**Given problem**
Leave out the pictures and repeat exactly the lines between the one containing "Recreate this image" and the one containing "[papel] (0,0) rectangle (1087,843);", inclusive.

**Task input**
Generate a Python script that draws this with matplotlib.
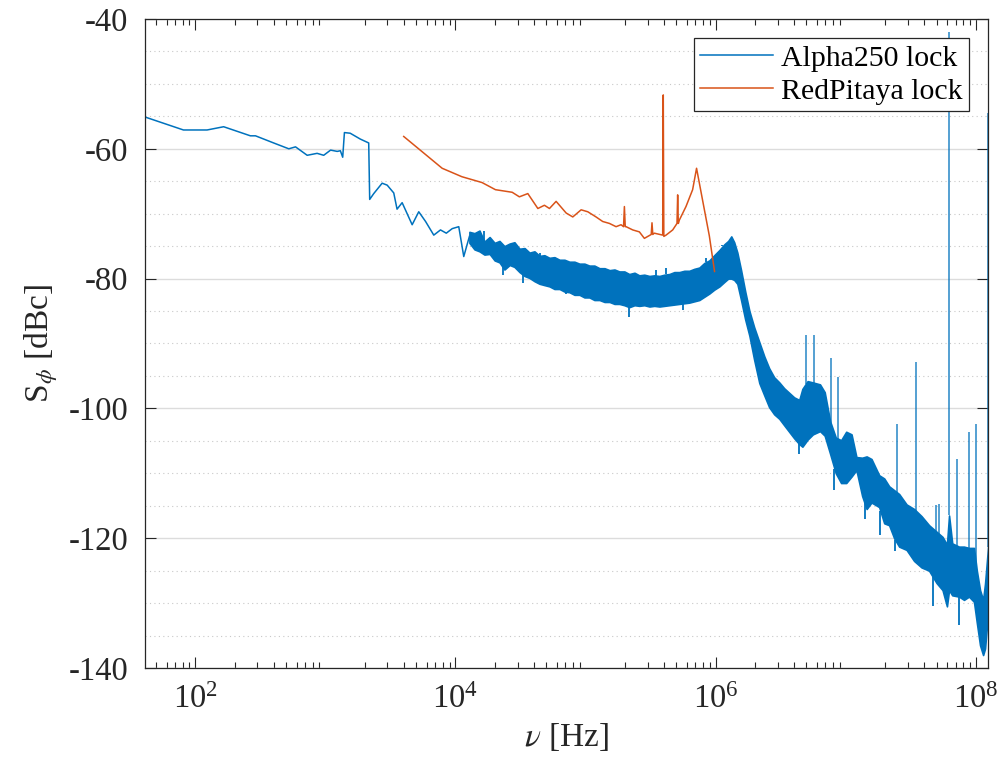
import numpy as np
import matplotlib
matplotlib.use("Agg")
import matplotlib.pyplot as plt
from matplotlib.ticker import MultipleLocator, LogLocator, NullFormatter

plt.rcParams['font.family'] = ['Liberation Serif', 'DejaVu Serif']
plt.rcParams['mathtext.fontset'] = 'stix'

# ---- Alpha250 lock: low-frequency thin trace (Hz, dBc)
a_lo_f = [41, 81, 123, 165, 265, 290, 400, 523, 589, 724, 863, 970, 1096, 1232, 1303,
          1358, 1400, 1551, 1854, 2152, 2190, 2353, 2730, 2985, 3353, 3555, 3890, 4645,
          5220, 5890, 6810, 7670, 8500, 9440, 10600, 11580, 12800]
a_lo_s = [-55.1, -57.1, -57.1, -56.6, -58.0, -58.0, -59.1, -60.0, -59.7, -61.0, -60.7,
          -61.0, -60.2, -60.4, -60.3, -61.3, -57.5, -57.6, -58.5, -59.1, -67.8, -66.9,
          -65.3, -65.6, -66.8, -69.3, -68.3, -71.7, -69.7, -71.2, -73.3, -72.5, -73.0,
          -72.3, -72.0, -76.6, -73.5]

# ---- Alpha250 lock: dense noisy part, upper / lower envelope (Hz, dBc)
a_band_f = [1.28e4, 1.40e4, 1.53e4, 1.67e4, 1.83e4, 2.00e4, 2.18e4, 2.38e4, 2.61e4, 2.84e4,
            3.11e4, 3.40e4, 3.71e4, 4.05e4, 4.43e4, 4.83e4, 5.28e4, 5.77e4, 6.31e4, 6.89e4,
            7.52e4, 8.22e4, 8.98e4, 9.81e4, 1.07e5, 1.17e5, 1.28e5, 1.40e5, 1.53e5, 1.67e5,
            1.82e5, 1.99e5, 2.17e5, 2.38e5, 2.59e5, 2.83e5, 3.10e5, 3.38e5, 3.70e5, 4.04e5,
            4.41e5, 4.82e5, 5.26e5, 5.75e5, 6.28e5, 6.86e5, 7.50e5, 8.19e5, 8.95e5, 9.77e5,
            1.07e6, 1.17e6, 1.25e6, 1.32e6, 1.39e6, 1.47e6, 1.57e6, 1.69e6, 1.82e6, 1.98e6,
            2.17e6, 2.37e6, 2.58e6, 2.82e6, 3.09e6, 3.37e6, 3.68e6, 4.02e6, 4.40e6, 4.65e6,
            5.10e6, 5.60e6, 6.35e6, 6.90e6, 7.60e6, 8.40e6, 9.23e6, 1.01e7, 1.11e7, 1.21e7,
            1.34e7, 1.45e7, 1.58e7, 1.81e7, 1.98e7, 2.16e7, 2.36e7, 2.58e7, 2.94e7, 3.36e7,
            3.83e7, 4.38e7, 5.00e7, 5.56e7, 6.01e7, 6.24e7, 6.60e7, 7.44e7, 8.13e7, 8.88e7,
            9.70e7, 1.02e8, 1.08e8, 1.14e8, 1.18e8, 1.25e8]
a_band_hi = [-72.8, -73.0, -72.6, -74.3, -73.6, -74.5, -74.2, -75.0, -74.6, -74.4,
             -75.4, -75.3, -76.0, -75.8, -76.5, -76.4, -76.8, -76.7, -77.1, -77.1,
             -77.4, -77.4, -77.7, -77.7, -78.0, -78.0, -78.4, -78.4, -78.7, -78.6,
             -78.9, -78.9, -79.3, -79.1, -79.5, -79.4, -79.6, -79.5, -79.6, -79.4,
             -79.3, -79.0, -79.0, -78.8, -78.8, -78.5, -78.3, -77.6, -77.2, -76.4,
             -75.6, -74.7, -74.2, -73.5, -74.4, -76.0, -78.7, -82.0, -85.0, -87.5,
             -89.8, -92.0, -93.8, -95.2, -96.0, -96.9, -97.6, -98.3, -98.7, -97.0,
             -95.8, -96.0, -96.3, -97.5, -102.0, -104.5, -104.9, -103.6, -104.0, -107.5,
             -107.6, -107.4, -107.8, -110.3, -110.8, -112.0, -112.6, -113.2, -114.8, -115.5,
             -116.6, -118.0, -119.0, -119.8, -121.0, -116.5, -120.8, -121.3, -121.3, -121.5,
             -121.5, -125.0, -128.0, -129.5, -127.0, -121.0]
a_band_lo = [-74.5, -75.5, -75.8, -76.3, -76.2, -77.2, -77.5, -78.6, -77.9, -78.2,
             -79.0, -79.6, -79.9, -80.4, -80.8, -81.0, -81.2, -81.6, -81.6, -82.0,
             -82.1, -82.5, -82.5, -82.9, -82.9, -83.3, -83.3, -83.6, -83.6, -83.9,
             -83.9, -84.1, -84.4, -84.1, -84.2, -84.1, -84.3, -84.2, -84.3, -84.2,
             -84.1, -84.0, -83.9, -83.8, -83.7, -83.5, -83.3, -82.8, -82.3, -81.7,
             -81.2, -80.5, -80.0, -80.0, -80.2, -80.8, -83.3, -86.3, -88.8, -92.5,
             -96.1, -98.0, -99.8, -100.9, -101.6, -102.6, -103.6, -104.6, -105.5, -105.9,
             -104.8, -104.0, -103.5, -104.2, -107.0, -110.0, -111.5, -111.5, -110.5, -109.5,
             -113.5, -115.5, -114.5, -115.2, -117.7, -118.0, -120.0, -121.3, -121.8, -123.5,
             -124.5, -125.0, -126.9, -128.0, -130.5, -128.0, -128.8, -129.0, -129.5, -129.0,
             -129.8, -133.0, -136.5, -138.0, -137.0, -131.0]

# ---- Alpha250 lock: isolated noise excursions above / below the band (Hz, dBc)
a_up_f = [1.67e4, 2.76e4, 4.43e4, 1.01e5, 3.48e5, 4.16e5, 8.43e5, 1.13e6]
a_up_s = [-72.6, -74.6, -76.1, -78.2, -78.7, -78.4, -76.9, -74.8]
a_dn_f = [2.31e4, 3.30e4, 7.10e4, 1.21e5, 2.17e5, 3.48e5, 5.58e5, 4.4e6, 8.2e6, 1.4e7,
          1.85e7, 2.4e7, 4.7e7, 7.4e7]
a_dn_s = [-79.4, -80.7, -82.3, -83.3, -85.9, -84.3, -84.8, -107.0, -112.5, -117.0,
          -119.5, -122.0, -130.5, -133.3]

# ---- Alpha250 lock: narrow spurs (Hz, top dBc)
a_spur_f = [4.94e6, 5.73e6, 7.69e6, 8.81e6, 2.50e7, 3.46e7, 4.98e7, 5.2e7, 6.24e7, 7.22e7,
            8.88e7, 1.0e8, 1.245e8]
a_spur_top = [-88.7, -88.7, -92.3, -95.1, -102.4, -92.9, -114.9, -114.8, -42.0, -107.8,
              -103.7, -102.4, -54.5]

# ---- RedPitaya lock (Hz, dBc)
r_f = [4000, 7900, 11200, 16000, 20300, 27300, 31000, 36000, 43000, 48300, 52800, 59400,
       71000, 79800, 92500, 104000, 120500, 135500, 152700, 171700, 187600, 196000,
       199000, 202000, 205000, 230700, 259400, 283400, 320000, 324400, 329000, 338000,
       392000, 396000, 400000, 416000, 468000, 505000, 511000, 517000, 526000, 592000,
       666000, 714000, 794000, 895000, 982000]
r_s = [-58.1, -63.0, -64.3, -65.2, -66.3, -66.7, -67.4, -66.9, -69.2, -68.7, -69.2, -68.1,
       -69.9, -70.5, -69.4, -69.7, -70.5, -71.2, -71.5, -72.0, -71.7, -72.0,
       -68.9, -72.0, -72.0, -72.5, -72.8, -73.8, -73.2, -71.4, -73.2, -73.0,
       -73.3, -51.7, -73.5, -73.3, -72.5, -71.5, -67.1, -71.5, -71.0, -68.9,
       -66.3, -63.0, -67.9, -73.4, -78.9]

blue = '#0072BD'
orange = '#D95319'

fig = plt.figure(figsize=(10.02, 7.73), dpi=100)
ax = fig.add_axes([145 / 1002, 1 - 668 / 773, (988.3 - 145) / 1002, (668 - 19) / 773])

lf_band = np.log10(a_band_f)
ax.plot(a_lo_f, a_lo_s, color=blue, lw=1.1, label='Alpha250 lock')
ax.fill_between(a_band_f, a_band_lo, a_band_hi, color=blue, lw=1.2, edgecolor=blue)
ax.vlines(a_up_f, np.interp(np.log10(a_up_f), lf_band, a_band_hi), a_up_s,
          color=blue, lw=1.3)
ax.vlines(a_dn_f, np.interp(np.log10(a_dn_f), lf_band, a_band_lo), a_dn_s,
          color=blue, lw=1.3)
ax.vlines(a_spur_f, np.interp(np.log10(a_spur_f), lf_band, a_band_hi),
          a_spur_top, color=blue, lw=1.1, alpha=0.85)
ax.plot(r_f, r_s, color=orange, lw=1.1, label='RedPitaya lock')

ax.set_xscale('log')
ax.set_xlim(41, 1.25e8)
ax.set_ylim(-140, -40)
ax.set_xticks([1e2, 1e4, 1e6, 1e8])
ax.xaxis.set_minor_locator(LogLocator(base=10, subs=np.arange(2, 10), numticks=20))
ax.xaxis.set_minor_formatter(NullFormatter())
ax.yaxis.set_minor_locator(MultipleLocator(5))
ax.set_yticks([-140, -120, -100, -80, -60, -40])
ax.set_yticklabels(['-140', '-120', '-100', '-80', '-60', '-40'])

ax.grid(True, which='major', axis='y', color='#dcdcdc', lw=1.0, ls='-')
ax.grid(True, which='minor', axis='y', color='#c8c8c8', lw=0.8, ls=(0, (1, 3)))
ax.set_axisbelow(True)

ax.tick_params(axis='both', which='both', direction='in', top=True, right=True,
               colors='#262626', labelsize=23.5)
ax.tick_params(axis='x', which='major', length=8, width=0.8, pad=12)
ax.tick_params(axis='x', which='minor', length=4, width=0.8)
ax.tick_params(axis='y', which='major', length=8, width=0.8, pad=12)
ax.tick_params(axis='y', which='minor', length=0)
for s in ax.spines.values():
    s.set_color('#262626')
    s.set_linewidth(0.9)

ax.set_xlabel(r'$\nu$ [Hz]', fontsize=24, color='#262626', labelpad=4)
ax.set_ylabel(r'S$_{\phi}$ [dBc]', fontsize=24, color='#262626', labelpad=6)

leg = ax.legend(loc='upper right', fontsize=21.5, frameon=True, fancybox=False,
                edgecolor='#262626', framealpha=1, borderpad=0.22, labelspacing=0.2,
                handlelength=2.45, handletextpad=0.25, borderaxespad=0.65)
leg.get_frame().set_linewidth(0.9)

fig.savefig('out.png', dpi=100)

==

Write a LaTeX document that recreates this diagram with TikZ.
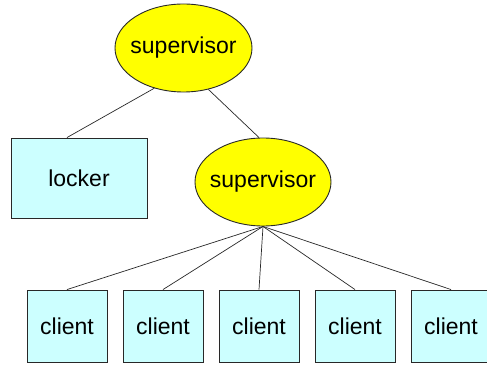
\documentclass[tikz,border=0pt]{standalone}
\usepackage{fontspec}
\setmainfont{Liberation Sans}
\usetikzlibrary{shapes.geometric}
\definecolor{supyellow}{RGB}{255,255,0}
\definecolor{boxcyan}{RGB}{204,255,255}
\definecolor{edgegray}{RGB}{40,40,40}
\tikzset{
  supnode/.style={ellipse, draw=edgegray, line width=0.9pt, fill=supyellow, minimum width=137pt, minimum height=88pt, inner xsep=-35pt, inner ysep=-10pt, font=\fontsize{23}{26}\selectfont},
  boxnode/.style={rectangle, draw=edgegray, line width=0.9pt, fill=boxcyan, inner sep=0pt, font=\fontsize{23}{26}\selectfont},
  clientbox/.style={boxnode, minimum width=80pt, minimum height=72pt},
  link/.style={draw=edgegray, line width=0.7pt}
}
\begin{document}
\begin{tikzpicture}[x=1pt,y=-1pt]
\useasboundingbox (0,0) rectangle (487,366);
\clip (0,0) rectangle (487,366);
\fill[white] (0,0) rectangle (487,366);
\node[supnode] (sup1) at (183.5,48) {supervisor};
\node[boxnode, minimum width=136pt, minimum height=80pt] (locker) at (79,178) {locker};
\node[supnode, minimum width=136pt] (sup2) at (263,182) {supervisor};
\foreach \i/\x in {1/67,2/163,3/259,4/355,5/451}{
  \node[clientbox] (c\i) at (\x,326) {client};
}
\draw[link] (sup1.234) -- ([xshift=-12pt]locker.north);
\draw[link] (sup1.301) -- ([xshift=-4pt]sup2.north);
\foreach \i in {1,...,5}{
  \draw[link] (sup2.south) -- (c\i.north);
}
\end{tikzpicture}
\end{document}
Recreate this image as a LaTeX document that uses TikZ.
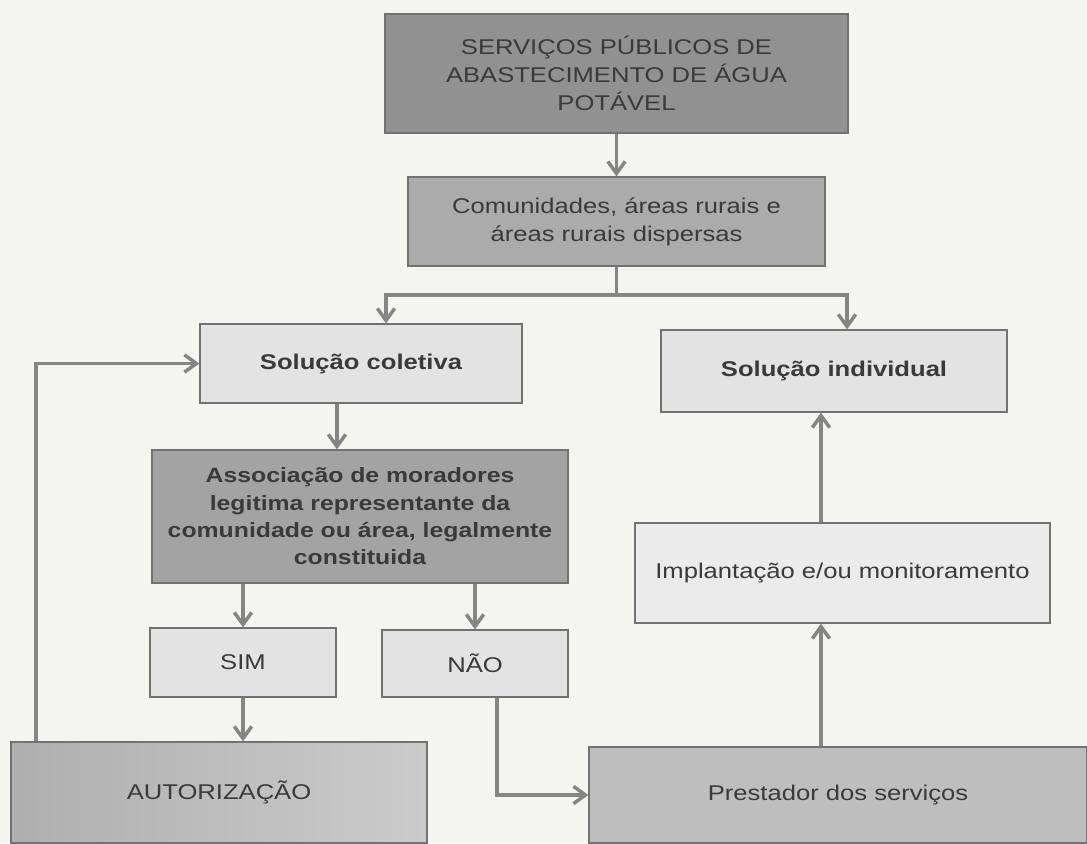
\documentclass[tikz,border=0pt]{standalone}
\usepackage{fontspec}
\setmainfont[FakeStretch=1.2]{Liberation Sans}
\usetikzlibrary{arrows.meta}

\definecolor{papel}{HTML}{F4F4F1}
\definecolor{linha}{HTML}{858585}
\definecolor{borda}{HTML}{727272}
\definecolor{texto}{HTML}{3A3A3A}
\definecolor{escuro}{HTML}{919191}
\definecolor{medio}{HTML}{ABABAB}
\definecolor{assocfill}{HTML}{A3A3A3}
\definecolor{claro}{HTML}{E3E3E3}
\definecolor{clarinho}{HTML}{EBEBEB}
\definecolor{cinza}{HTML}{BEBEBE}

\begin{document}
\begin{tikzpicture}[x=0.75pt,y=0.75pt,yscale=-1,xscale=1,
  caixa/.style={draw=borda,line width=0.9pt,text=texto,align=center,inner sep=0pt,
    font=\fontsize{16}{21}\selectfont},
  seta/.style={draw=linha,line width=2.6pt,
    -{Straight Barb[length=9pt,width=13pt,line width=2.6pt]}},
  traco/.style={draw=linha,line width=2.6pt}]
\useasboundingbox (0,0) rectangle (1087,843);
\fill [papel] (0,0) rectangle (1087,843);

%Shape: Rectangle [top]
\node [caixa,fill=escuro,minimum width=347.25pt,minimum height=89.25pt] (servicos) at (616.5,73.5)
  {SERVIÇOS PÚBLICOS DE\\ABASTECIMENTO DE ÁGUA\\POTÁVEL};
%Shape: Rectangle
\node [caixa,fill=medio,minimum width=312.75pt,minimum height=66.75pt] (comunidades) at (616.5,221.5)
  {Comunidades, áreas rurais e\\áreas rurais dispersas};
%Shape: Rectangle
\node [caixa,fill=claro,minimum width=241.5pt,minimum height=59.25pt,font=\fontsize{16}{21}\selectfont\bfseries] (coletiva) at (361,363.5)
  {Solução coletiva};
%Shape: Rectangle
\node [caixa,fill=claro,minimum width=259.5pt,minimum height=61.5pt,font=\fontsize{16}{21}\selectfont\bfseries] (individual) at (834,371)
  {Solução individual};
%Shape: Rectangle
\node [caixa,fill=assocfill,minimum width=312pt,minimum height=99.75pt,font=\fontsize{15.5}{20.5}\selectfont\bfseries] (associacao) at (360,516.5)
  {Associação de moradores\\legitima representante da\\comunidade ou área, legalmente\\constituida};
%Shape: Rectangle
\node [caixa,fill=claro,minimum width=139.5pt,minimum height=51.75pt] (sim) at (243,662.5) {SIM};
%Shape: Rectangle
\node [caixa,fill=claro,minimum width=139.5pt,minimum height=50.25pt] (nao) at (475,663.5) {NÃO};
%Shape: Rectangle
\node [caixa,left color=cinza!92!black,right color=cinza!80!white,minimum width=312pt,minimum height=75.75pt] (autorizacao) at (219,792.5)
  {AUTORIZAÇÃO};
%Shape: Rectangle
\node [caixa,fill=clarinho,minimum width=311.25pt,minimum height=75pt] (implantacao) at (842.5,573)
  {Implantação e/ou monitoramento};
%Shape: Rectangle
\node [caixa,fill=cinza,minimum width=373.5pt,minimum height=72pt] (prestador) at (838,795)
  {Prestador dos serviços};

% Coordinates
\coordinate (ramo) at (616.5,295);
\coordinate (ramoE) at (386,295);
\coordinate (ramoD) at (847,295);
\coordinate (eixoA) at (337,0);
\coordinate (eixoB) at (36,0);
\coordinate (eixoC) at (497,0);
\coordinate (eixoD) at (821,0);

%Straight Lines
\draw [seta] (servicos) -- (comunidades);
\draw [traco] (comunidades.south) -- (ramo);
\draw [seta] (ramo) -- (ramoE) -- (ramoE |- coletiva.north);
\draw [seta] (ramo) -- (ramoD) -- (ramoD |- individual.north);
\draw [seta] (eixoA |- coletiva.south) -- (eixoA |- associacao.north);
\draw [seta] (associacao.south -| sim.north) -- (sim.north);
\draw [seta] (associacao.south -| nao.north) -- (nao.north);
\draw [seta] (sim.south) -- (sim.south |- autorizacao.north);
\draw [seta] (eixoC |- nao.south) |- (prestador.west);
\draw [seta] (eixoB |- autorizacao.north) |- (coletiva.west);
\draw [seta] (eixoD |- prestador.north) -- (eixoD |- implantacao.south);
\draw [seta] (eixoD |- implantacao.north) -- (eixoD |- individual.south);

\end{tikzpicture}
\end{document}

**Exercise solution**
Recreate this image as a LaTeX document that uses TikZ.
\documentclass[tikz,border=0pt]{standalone}
\usepackage{fontspec}
\setmainfont[FakeStretch=1.2]{Liberation Sans}
\usetikzlibrary{arrows.meta}

\definecolor{papel}{HTML}{F4F4F1}
\definecolor{linha}{HTML}{858585}
\definecolor{borda}{HTML}{727272}
\definecolor{texto}{HTML}{3A3A3A}
\definecolor{escuro}{HTML}{919191}
\definecolor{medio}{HTML}{ABABAB}
\definecolor{assocfill}{HTML}{A3A3A3}
\definecolor{claro}{HTML}{E3E3E3}
\definecolor{clarinho}{HTML}{EBEBEB}
\definecolor{cinza}{HTML}{BEBEBE}

\begin{document}
\begin{tikzpicture}[x=0.75pt,y=0.75pt,yscale=-1,xscale=1,
  caixa/.style={draw=borda,line width=0.9pt,text=texto,align=center,inner sep=0pt,
    font=\fontsize{16}{21}\selectfont},
  seta/.style={draw=linha,line width=2.6pt,
    -{Straight Barb[length=9pt,width=13pt,line width=2.6pt]}},
  traco/.style={draw=linha,line width=2.6pt}]
\useasboundingbox (0,0) rectangle (1087,843);
\fill [papel] (0,0) rectangle (1087,843);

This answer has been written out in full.